According to Felzen, the Shapiros illegitimately acquired the 25% interest owned by the three other members, increasing their collective ownership interest to 88%, in violation of the transfer restrictions in the operating agreement.  Once they did so, they began to pay themselves exorbitant compensation through excessive salaries, management fees, and use of company funds for personal expenditures.  Felzen claimed that the Shapiros acquired Ashkenazy, Krieger and Schuster’s interests solely to exceed the 70% threshold required to amend the operating agreement.  Once they exceeded the 70% threshold, they unilaterally adopted an amended operating agreement severely impairing Felzen’s voting and economic rights in the company.

The Litigations

Initially, Felzen filed a derivative complaint, alleging claims for an accounting and breach of fiduciary duty.  But Felzen quickly withdraw his derivative suit and filed a proceeding for dissolution, noting in his petition, “I have previously filed a shareholder derivative suit, but have determined that it is in the best interests of the LLC to proceed by dissolution at this time.”  Felzen sued under LLC Law 702, but his pleading was full of language from the BCL:

  • “[T]he directors or those in control of the LLC have been engaged in illegal, fraudulent or oppressive actions toward the complaining member” (compare BCL 1104-a [a] [1]).
  • “[T]here is such internal dissension among the members [and/or] directors of the LLC that dissolution would be beneficial to the members” (compare BCL 1104 [a] [3]).
  • “As a consequence of the behavior and events of the type specified . . . liquidation of the LLC is the only feasible means whereby the Petitioner may reasonably expect to obtain a fair return on his investment” (compare BCL 1104-a [b] [1]).

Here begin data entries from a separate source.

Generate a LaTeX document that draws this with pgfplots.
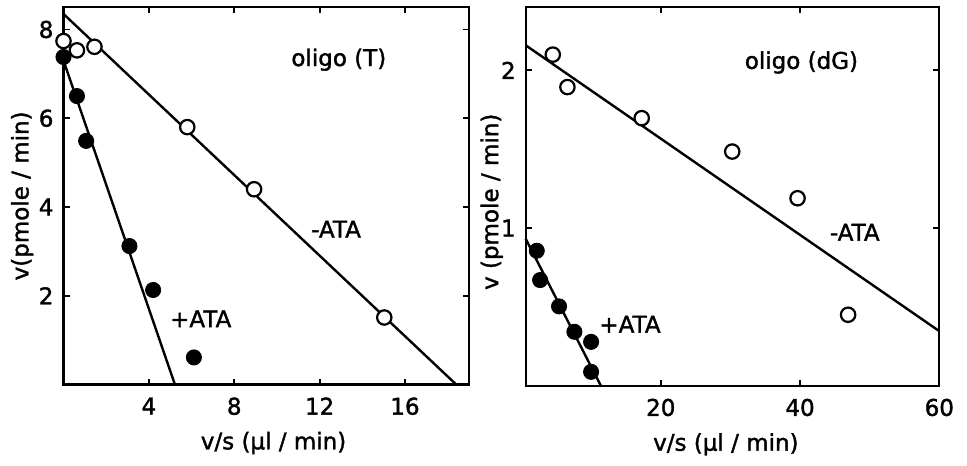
\documentclass[border=0pt]{standalone}
\usepackage{fontspec}
\setmainfont{DejaVu Sans}[FakeBold=1.5]
\usepackage{pgfplots}
\pgfplotsset{compat=1.18}
\newcommand{\lf}{\fontsize{11.5}{13}\selectfont}
\begin{document}
\begin{tikzpicture}
\useasboundingbox (0,0) rectangle (483.5pt,232.5pt);
\pgfplotsset{
  every axis/.append style={
    scale only axis, clip=false,
    axis line style={line width=1.1pt},
    tick align=inside, major tick length=3pt,
    every tick/.style={line width=0.9pt, black},
    /pgf/number format/assume math mode=true,
    tick label style={font=\lf},
    label style={font=\lf},
    xticklabel style={yshift=-3pt},
    yticklabel style={xshift=-1.5pt},
  },
  openc/.style={only marks, mark=*, mark size=3.6pt, mark options={fill=white, draw=black, line width=1.1pt}},
  fillc/.style={only marks, mark=*, mark size=3.8pt, mark options={fill=black, draw=black}},
  fitl/.style={no marks, line width=1.2pt, black},
}
% ---------- left panel: oligo (T)
\begin{axis}[at={(31.75pt,40.25pt)}, anchor=south west,
  width=202.75pt, height=188.6pt,
  xmin=0, xmax=19, ymin=0, ymax=8.5,
  xtick={4,8,12,16}, ytick={2,4,6,8},
  xlabel={v/s (µl / min)}, ylabel={v(pmole / min)},
  xlabel style={at={(axis description cs:0.518,-0.155)}, anchor=center},
  ylabel style={at={(axis description cs:-0.102,0.5)}, anchor=center}]
\addplot[fitl] coordinates {(0,8.35) (18.4,0)};
\addplot[fitl] coordinates {(0,7.3) (5.22,0)};
\addplot[openc] coordinates {(0,7.74) (0.63,7.53) (1.45,7.61) (5.8,5.80) (8.93,4.40) (15.03,1.51)};
\addplot[fillc] coordinates {(0,7.38) (0.63,6.5) (1.06,5.49) (3.09,3.12) (4.2,2.13) (6.11,0.61)};
\node[font=\lf] at (axis cs:12.9,7.32) {oligo (T)};
\node[font=\lf] at (axis cs:12.77,3.5) {-ATA};
\node[font=\lf] at (axis cs:6.43,1.48) {+ATA};
\end{axis}
% ---------- right panel: oligo (dG)
\begin{axis}[at={(262.85pt,39.65pt)}, anchor=south west,
  width=206.8pt, height=189.2pt,
  xmin=0.6, xmax=60, ymin=0, ymax=2.4,
  xtick={20,40,60}, ytick={1,2},
  xlabel={v/s (µl / min)}, ylabel={v (pmole / min)},
  xlabel style={at={(axis description cs:0.484,-0.155)}, anchor=center},
  ylabel style={at={(axis description cs:-0.082,0.486)}, anchor=center}]
\addplot[fitl] coordinates {(0.6,2.159) (60,0.346)};
\addplot[fitl] coordinates {(0.6,0.932) (11.39,0)};
\addplot[openc] coordinates {(4.49,2.10) (6.59,1.894) (17.26,1.697) (30.26,1.485) (39.64,1.189) (46.9,0.45)};
\addplot[fillc] coordinates {(2.19,0.856) (2.67,0.670) (5.39,0.503) (7.59,0.342) (9.99,0.278) (9.99,0.088)};
\node[font=\lf] at (axis cs:40.2,2.05) {oligo (dG)};
\node[font=\lf] at (axis cs:47.86,0.973) {-ATA};
\node[font=\lf] at (axis cs:15.58,0.39) {+ATA};
\end{axis}
\end{tikzpicture}
\end{document}
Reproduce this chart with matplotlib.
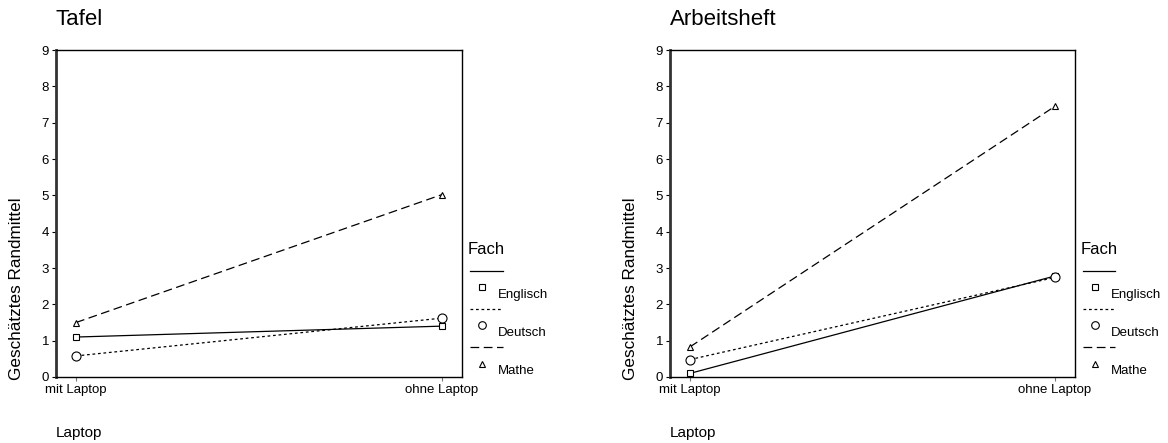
import matplotlib
matplotlib.use('Agg')
import matplotlib.pyplot as plt
from matplotlib.lines import Line2D

plt.rcParams['font.family'] = ['Liberation Sans', 'DejaVu Sans']

# Geschätzte Randmittel je Fach, mit / ohne Laptop
laptop = ['mit Laptop', 'ohne Laptop']
faecher = ['Englisch', 'Deutsch', 'Mathe']
tafel_englisch = [1.1, 1.4]
tafel_deutsch = [0.58, 1.62]
tafel_mathe = [1.5, 5.02]
heft_englisch = [0.1, 2.78]
heft_deutsch = [0.48, 2.74]
heft_mathe = [0.83, 7.45]

styles = {
    'Englisch': dict(linestyle='-', marker='s', markersize=5),
    'Deutsch': dict(linestyle=(0, (2.2, 2.2)), marker='o', markersize=6.5),
    'Mathe': dict(linestyle=(0, (7, 3.6)), marker='^', markersize=5),
}

fig = plt.figure(figsize=(11.68, 4.43), dpi=100)
ax1 = fig.add_axes([0.0479, 0.149, 0.3476, 0.738])
ax2 = fig.add_axes([0.5736, 0.149, 0.3467, 0.738])


def draw_panel(ax, title, werte):
    x = [0, 1]
    for fach, y in zip(faecher, werte):
        st = styles[fach]
        ax.plot(x, y, color='black', lw=0.9, linestyle=st['linestyle'],
                marker=st['marker'], markersize=st['markersize'],
                markerfacecolor='white', markeredgecolor='black',
                markeredgewidth=0.8, clip_on=False)
    ax.set_xlim(-0.055, 1.055)
    ax.set_ylim(0, 9)
    ax.set_yticks(range(10))
    ax.set_xticks(x)
    ax.set_xticklabels(laptop, fontsize=9.5)
    ax.tick_params(axis='y', labelsize=9.5, length=3, width=0.8, pad=2)
    ax.tick_params(axis='x', length=3, width=0.8, color='#777777', pad=2)
    for s in ['top', 'right', 'bottom']:
        ax.spines[s].set_linewidth(1.0)
    ax.spines['left'].set_linewidth(2.0)
    ax.spines['left'].set_color('#333333')
    ax.text(0.0, 1.06, title, transform=ax.transAxes, fontsize=16,
            ha='left', va='bottom')
    ax.text(0.0, -0.15, 'Laptop', transform=ax.transAxes, fontsize=11,
            ha='left', va='top')
    ax.text(-0.097, 0.27, 'Geschätztes Randmittel', transform=ax.transAxes,
            fontsize=12.3, rotation=90, ha='center', va='center')

    # Legende: Linie oben, darunter Symbol und Name
    tr = ax.transAxes
    ax.text(1.013, 0.39, 'Fach', transform=tr, fontsize=12, ha='left', va='center')
    for i, fach in enumerate(faecher):
        st = styles[fach]
        y0 = 0.325 - i * 0.117
        ax.add_line(Line2D([1.02, 1.1], [y0, y0], transform=tr, color='black',
                           lw=0.9, linestyle=st['linestyle'], clip_on=False))
        ax.add_line(Line2D([1.049], [y0 - 0.05], transform=tr, marker=st['marker'],
                           markersize=st['markersize'] - 1, markerfacecolor='white',
                           markeredgecolor='black', markeredgewidth=0.8,
                           linestyle='none', clip_on=False))
        ax.text(1.089, y0 - 0.073, fach, transform=tr, fontsize=9.5,
                ha='left', va='center')


draw_panel(ax1, 'Tafel', [tafel_englisch, tafel_deutsch, tafel_mathe])
draw_panel(ax2, 'Arbeitsheft', [heft_englisch, heft_deutsch, heft_mathe])

fig.savefig('out.png', dpi=100)
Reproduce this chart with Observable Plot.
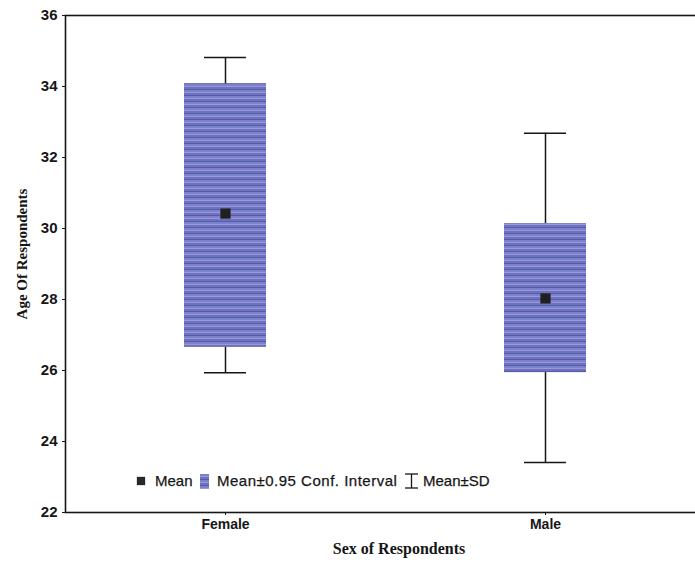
<!DOCTYPE html>
<html>
<head>
<meta charset="utf-8">
<script src="https://cdn.jsdelivr.net/npm/d3@7"></script>
<script src="https://cdn.jsdelivr.net/npm/@observablehq/plot@0.6"></script>
<style>
  html, body { margin: 0; padding: 0; background: #fff; }
  #chart svg { display: block; }
</style>
</head>
<body>
<div id="chart"></div>
<script>
// Age of respondents by sex: mean, 95% confidence interval and mean ± SD
const categories = ["Female", "Male"];
const means = [30.42, 28.03];
const ciLow = [26.65, 25.94];
const ciHigh = [34.08, 30.14];
const sdLow = [25.94, 23.41];
const sdHigh = [34.82, 32.68];
const yTicks = [22, 24, 26, 28, 30, 32, 34, 36];

const rows = categories.map((sex, i) => ({
  sex,
  mean: means[i],
  ciLow: ciLow[i],
  ciHigh: ciHigh[i],
  sdLow: sdLow[i],
  sdHigh: sdHigh[i]
}));

const ink = "#161616";

const svg = Plot.plot({
  width: 695,
  height: 571,
  marginTop: 15,
  marginBottom: 59,
  marginLeft: 65,
  marginRight: -10,
  style: { fontFamily: "Arial, 'Liberation Sans', sans-serif", background: "#fff", color: ink },
  x: { domain: categories, padding: 0, label: null },
  y: { domain: [22, 36], label: null },
  marks: [
    // Mean ± SD whiskers
    Plot.ruleX(rows, { x: "sex", y1: "sdLow", y2: "sdHigh", stroke: ink, strokeWidth: 1.5 }),
    Plot.tickY(rows, { x: "sex", y: "sdLow", insetLeft: 139, insetRight: 139, stroke: ink, strokeWidth: 1.5 }),
    Plot.tickY(rows, { x: "sex", y: "sdHigh", insetLeft: 139, insetRight: 139, stroke: ink, strokeWidth: 1.5 }),
    // 95% confidence interval boxes
    Plot.barY(rows, { x: "sex", y1: "ciLow", y2: "ciHigh", insetLeft: 119, insetRight: 119, fill: "url(#stripes)" }),
    // Means
    Plot.dot(rows, { x: "sex", y: "mean", symbol: "square", r: 5.5, fill: "#202020", stroke: "#2a2a2a", strokeWidth: 0.5 }),
    Plot.frame({ stroke: ink, strokeWidth: 1.6 }),
    Plot.axisY({ ticks: yTicks, tickSize: 3, tickPadding: 5, fontSize: 15, fontWeight: "bold", label: null }),
    Plot.axisX({ tickSize: 3, tickPadding: 4, fontSize: 14, fontWeight: "bold", label: null })
  ]
});

const root = d3.select(svg);

// Striped fill used by the interval boxes and the legend swatch
const pat = root.insert("defs", ":first-child")
  .append("pattern")
  .attr("id", "stripes")
  .attr("patternUnits", "userSpaceOnUse")
  .attr("width", 8)
  .attr("height", 6);
[["#7a82cc", 0, 2], ["#a093d8", 2, 1], ["#6b72bf", 3, 2], ["#555da9", 5, 1]].forEach(([c, y, h]) => {
  pat.append("rect").attr("x", 0).attr("y", y).attr("width", 8).attr("height", h).attr("fill", c);
});

// Axis titles
root.append("text")
  .attr("transform", "translate(27,254) rotate(-90)")
  .attr("text-anchor", "middle")
  .attr("font-family", "'Liberation Serif', 'Times New Roman', serif")
  .attr("font-weight", "bold")
  .attr("font-size", 15)
  .attr("fill", ink)
  .text("Age Of Respondents");

root.append("text")
  .attr("x", 399)
  .attr("y", 554)
  .attr("text-anchor", "middle")
  .attr("font-family", "'Liberation Serif', 'Times New Roman', serif")
  .attr("font-weight", "bold")
  .attr("font-size", 16)
  .attr("fill", ink)
  .text("Sex of Respondents");

// Legend
const lg = root.append("g")
  .attr("font-family", "Arial, 'Liberation Sans', sans-serif")
  .attr("font-size", 15)
  .attr("text-anchor", "start")
  .attr("fill", ink)
  .attr("stroke", ink)
  .attr("stroke-width", 0.25);
const ly = 481;
lg.append("rect").attr("x", 137).attr("y", ly - 4).attr("width", 8).attr("height", 8).attr("fill", "#2a2a2a");
lg.append("text").attr("x", 155).attr("y", ly).attr("dy", "0.36em").text("Mean");
lg.append("rect").attr("x", 200).attr("y", ly - 7).attr("width", 9).attr("height", 15).attr("fill", "url(#stripes)").attr("stroke", "none");
lg.append("text").attr("x", 217).attr("y", ly).attr("dy", "0.36em").attr("letter-spacing", 0.5).text("Mean±0.95 Conf. Interval");
const ib = lg.append("g").attr("stroke", ink).attr("stroke-width", 1.3);
ib.append("line").attr("x1", 405).attr("x2", 418).attr("y1", ly - 7).attr("y2", ly - 7);
ib.append("line").attr("x1", 405).attr("x2", 418).attr("y1", ly + 7).attr("y2", ly + 7);
ib.append("line").attr("x1", 411.5).attr("x2", 411.5).attr("y1", ly - 7).attr("y2", ly + 7);
lg.append("text").attr("x", 423).attr("y", ly).attr("dy", "0.36em").text("Mean±SD");

document.getElementById("chart").appendChild(svg);
</script>
</body>
</html>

After more than a year of discovery, Felzen filed an amended petition, alleging a single claim for dissolution, but seeking a cavalcade of non-dissolution remedies, most notably: (i) an order declaring the Shapiros’ purchase of the other three members’ 25% interest null and void; (ii) an order reallocating the membership interests; and (iii) an injunction prohibiting the Shapiros from using company funds for personal expenses, receiving salaries, or paying themselves management fees.

The amended petition largely ignored the “purpose” clause of the operating agreement – i.e., “to develop and operate a restaurant . . .  with a . . . mussels and seafood theme . . . .”  Rather, Felzen alleged, “[T]he Shapiro Owners have starved the Company of capital to grow the business, and as a result, it is not able to operate for its stated purpose.”

The Dismissal Motion

The Shapiros moved to dismiss the amended petition.  Their brief argued that Felzen failed to plead, and could not show, the standard for dissolution under LLC Law 702 because “the purpose of the Company” as stated in the operating agreement “is to develop and operate a restaurant.”  To show that the company was achieving its stated purpose, the Shapiros used Felzen’s own earlier derivative complaint against him, in which Felzen admitted:

  • “The Company operates a highly regarded restaurant called Flex Mussels on West 13th Street in Manhattan.”
  • “The company is known as “very popular” and upon information and belief is doing very well.  Upon information and belief the Company had gross sales of over $2,100,000.00 in 2011 and $2,400,000.00 in 2012.”

In his opposition brief, relying upon Matter of Zafar, Felzen argued that dissolution is appropriate “when the subject limited liability company has been used solely for a member’s own benefit.”  Felzen argued that the Shapiros’ “persistent self-dealing and dishonest conduct render the Company incapable of carrying on in conformity” with the operating agreement.

The Decision

In his decision, Justice Cohen recited the now-familiar standard for LLC dissolution – the petitioner “must establish, in the context of the terms of the operating agreement or articles of incorporation, that (1) the management of the entity is unable or unwilling to reasonably permit or promote the stated purpose of the entity to be realized or achieved, or (2) continuing the entity is financially unfeasible”  (In re 1545 Ocean Ave., LLC, 72 AD3d 121, 131 [2d Dept 2010]).

Applying this standard, the court held:

Petitioner is not entitled to dissolution, pursuant to § 702, as the stated purpose and business of the LLC was to ‘develop and operate’ restaurants . . . .  The petition does not make any allegations that reflect that the purpose of the Company is not or cannot be realized or achieved. As such, respondent’s motion to dismiss the dissolution cause of action for failure to state a claim is granted.

Despite dismissing the dissolution claim, the court allowed much of the rest of the amended petition, including the accounting claim – which Felzen alleged years earlier in his derivative lawsuit – to proceed.  The court also allowed Felzen to proceed with his claim concerning the Shapiros’ allegedly improper acquisition of the other three members’ 25% membership interests, but ordered Felzen to amend his pleading to name them as parties to the lawsuit.

The Takeaway

Minority members who feel abused by the majority often find dissolution claims attractive because they believe the threat of dissolution – especially of a thriving business – will provoke their opponent to negotiate a buyout or some other form of compromise rather than risk the business’s demise.  Mussel Kitchen is a reminder to would-be petitioners that allegations which may be sufficient to dissolve under the BCL are often not enough under the LLC Law.  If the LLC is achieving its contractually-stated purpose, and remains a financially viable operation, the odds of surviving summary dismissal on a claim for dissolution diminish greatly.  Of course, the unavailability of a dissolution remedy does not necessarily affect the potential viability of claims for breach of common-law fiduciary duty, accounting, or contractual claims which often provide sufficient leverage to achieve the dissident member’s strategic goal.